Entries from a dataset:
**********

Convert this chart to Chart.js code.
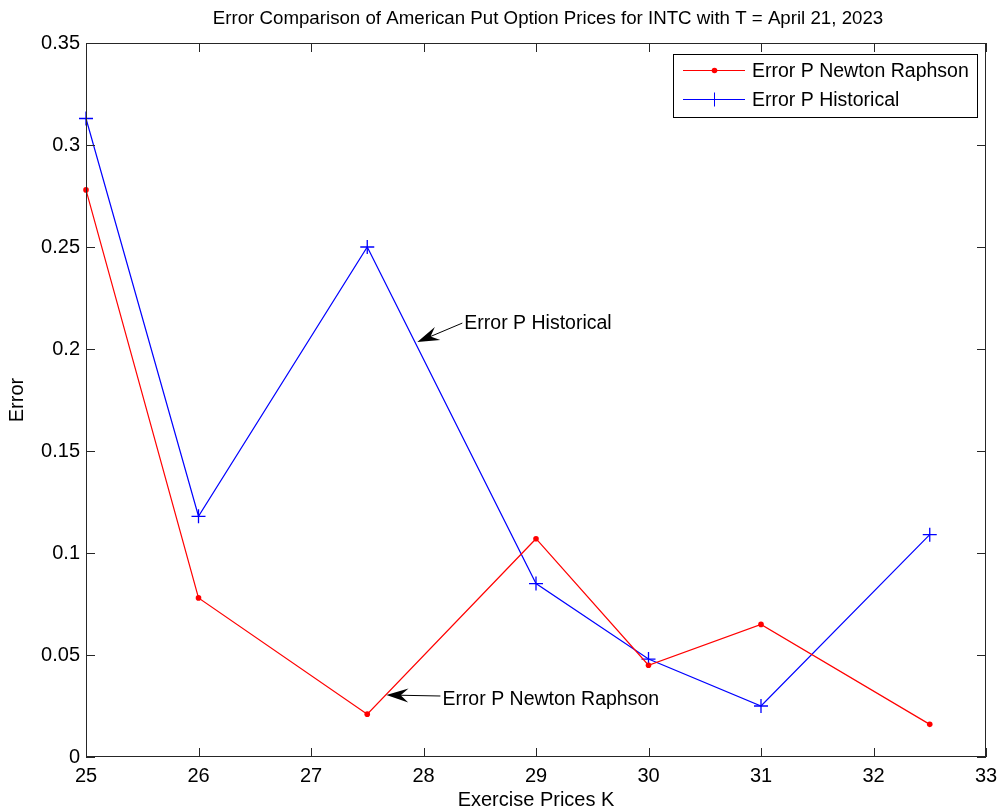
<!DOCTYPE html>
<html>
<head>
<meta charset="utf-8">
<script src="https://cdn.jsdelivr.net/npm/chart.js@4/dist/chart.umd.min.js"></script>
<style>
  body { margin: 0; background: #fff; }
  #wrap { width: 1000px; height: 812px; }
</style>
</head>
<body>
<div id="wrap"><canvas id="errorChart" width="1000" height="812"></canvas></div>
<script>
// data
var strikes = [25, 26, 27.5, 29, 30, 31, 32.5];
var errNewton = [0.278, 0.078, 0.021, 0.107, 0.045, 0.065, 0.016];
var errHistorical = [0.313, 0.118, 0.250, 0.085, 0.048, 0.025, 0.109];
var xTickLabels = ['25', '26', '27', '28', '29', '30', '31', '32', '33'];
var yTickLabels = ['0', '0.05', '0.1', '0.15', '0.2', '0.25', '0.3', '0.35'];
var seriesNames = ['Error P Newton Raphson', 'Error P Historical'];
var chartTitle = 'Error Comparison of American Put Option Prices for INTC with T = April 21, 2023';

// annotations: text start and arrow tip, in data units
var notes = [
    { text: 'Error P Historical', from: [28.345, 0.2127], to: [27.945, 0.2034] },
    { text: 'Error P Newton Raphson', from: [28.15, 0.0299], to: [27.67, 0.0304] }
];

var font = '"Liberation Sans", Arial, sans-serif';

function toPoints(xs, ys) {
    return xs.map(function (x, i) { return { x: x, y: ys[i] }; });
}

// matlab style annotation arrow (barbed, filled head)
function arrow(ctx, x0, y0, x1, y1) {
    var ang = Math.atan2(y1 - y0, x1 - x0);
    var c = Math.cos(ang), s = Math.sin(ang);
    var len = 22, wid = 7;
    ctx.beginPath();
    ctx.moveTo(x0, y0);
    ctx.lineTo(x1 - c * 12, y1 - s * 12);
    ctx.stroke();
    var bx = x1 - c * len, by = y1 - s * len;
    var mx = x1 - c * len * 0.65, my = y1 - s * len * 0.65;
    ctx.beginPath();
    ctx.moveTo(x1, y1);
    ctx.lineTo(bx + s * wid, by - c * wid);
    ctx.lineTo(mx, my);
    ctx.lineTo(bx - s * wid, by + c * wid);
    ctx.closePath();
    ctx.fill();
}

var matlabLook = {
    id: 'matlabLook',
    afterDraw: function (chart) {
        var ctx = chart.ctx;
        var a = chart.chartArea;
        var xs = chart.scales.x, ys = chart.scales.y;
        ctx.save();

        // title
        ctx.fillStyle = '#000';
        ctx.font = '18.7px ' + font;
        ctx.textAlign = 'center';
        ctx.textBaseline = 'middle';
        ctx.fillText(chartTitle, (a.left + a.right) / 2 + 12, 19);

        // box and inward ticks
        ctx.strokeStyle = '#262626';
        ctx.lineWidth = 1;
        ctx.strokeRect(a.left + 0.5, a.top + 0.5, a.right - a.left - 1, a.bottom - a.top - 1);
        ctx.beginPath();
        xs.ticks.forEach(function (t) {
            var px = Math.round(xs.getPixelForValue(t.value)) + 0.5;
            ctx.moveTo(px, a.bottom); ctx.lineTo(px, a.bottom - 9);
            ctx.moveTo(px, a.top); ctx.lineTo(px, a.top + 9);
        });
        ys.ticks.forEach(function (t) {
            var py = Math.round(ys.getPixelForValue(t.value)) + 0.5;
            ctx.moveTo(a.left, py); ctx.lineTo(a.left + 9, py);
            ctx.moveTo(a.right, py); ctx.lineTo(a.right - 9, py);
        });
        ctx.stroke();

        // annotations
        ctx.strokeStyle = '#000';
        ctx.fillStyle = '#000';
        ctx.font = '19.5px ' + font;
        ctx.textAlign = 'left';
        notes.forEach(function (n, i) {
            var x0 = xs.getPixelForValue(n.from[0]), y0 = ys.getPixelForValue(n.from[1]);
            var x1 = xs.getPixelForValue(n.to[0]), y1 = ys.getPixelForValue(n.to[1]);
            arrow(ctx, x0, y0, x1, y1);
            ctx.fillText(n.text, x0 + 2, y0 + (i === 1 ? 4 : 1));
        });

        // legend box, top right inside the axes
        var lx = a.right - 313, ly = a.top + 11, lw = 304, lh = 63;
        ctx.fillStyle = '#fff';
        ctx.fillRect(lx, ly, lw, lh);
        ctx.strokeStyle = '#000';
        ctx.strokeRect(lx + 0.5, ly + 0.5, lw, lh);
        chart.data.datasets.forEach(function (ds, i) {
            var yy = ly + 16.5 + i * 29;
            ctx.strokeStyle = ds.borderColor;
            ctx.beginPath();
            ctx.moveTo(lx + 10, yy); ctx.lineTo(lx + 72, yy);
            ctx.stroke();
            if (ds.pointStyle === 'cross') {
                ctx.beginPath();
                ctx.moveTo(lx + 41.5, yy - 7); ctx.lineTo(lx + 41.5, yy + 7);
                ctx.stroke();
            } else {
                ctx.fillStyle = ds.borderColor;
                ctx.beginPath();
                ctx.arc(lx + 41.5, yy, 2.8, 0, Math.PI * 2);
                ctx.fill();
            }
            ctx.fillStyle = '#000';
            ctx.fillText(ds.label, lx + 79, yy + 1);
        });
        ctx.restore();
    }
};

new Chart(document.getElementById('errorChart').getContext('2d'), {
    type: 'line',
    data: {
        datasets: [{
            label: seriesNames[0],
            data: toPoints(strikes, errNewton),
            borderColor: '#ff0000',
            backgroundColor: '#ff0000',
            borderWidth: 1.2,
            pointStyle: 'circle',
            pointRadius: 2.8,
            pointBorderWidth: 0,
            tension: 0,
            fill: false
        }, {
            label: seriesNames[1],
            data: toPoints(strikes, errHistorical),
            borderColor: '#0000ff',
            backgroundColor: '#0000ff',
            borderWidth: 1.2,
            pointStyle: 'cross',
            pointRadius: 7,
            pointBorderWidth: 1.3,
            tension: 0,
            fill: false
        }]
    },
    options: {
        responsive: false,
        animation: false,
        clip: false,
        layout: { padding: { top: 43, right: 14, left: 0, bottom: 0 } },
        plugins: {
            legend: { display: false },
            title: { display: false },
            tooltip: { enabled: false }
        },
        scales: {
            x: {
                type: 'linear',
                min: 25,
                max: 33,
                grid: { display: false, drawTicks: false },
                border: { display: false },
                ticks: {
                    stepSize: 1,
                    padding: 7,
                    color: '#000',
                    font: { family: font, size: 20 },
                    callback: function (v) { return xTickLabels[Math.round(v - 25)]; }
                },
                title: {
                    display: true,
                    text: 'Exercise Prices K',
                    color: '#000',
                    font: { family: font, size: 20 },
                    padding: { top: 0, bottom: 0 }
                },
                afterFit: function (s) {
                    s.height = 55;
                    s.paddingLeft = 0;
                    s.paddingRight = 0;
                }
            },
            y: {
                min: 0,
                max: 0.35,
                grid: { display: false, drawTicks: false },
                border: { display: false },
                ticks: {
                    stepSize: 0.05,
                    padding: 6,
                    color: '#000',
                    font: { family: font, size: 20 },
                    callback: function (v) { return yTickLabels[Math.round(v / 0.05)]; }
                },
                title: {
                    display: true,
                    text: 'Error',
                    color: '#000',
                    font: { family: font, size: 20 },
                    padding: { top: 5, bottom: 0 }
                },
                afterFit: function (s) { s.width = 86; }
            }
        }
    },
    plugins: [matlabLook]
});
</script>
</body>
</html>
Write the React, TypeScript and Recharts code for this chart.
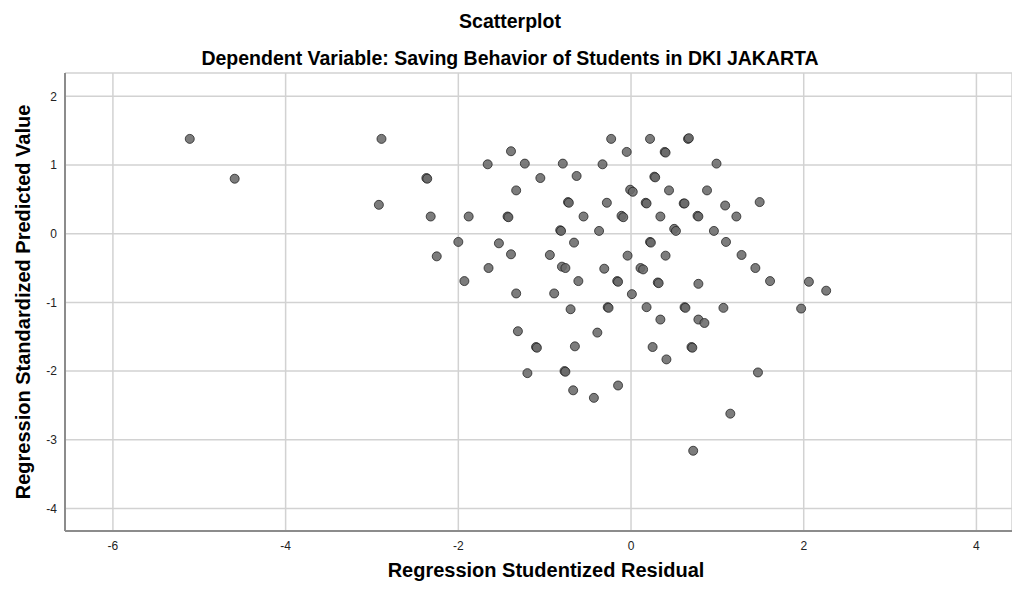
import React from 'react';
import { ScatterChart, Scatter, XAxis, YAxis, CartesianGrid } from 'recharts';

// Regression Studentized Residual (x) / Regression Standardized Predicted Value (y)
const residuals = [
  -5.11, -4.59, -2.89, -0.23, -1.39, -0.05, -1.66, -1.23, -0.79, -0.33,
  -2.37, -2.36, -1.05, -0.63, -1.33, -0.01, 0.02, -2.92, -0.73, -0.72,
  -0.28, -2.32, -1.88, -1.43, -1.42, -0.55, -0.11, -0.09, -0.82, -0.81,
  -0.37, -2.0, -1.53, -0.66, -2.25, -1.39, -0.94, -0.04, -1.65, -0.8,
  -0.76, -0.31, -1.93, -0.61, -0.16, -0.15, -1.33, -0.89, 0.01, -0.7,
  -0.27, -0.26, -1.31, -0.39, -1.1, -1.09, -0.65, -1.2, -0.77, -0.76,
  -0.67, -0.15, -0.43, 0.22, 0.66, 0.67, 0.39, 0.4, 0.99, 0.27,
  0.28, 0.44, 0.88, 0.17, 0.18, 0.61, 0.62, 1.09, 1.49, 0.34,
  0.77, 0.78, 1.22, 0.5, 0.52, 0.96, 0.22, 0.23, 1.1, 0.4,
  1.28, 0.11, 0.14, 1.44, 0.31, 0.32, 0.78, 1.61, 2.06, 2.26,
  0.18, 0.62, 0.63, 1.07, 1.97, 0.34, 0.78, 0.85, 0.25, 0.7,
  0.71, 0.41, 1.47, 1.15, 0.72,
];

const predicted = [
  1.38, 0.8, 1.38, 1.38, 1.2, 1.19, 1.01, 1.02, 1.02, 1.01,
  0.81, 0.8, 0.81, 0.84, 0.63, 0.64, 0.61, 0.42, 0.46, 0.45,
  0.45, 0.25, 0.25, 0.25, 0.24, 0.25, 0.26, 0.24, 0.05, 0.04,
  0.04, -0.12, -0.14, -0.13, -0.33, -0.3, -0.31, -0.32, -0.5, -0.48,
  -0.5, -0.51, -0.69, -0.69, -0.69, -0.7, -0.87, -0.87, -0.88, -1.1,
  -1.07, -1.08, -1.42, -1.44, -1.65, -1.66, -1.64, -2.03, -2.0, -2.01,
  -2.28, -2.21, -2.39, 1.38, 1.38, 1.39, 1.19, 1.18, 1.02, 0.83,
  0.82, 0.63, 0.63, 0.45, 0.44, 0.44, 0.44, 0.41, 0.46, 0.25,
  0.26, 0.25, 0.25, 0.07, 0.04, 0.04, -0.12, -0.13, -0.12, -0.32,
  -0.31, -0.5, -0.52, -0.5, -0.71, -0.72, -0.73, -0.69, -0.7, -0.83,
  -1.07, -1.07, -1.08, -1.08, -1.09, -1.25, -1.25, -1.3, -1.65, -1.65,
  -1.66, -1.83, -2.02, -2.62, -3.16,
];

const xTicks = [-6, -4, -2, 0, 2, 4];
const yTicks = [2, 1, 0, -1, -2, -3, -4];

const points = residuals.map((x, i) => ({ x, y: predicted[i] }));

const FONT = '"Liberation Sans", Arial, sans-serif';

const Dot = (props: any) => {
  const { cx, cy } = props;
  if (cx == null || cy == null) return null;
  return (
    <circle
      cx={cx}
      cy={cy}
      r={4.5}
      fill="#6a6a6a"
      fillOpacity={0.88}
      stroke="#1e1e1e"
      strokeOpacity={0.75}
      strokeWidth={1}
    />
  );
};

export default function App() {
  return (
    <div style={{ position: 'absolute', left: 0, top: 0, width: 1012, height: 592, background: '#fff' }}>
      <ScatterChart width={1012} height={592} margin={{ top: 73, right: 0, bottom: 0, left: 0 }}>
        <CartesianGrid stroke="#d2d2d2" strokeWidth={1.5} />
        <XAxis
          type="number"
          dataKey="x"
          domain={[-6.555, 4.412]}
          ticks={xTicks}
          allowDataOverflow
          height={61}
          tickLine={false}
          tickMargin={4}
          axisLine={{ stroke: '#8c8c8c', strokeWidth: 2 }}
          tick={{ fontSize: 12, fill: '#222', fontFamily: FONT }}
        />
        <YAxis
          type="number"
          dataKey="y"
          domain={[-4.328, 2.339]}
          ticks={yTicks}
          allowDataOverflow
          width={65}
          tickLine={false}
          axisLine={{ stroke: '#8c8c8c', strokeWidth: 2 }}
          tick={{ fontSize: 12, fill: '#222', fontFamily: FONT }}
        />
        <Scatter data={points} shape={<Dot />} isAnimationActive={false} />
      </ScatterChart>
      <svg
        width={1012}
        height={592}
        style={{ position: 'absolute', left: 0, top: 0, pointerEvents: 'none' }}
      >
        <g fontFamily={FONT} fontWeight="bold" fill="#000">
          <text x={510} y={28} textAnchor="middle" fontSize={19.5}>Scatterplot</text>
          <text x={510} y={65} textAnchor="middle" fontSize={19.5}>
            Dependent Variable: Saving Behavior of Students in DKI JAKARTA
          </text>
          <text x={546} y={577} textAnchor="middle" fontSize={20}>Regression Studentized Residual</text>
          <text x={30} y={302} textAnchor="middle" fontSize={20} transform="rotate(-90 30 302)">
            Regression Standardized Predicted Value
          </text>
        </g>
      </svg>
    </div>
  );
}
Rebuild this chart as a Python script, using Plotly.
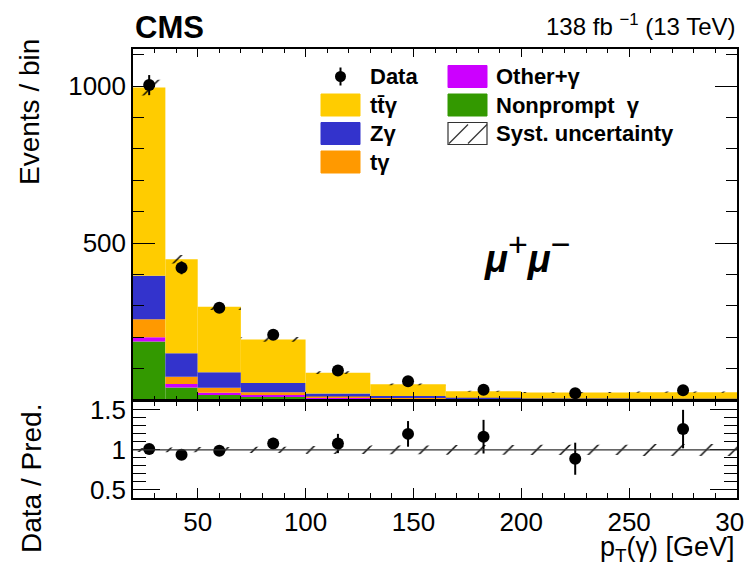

**********

■ **PROBLEM**:
Filter the listing for the word "this" and copy every line that holds it.

■ **SOLUTION TO THE PROBLEM**:
Convert this chart to Chart.js code.
Write the React, TypeScript and Recharts code for this chart.
Rebuild this chart as a Python script, using Plotly.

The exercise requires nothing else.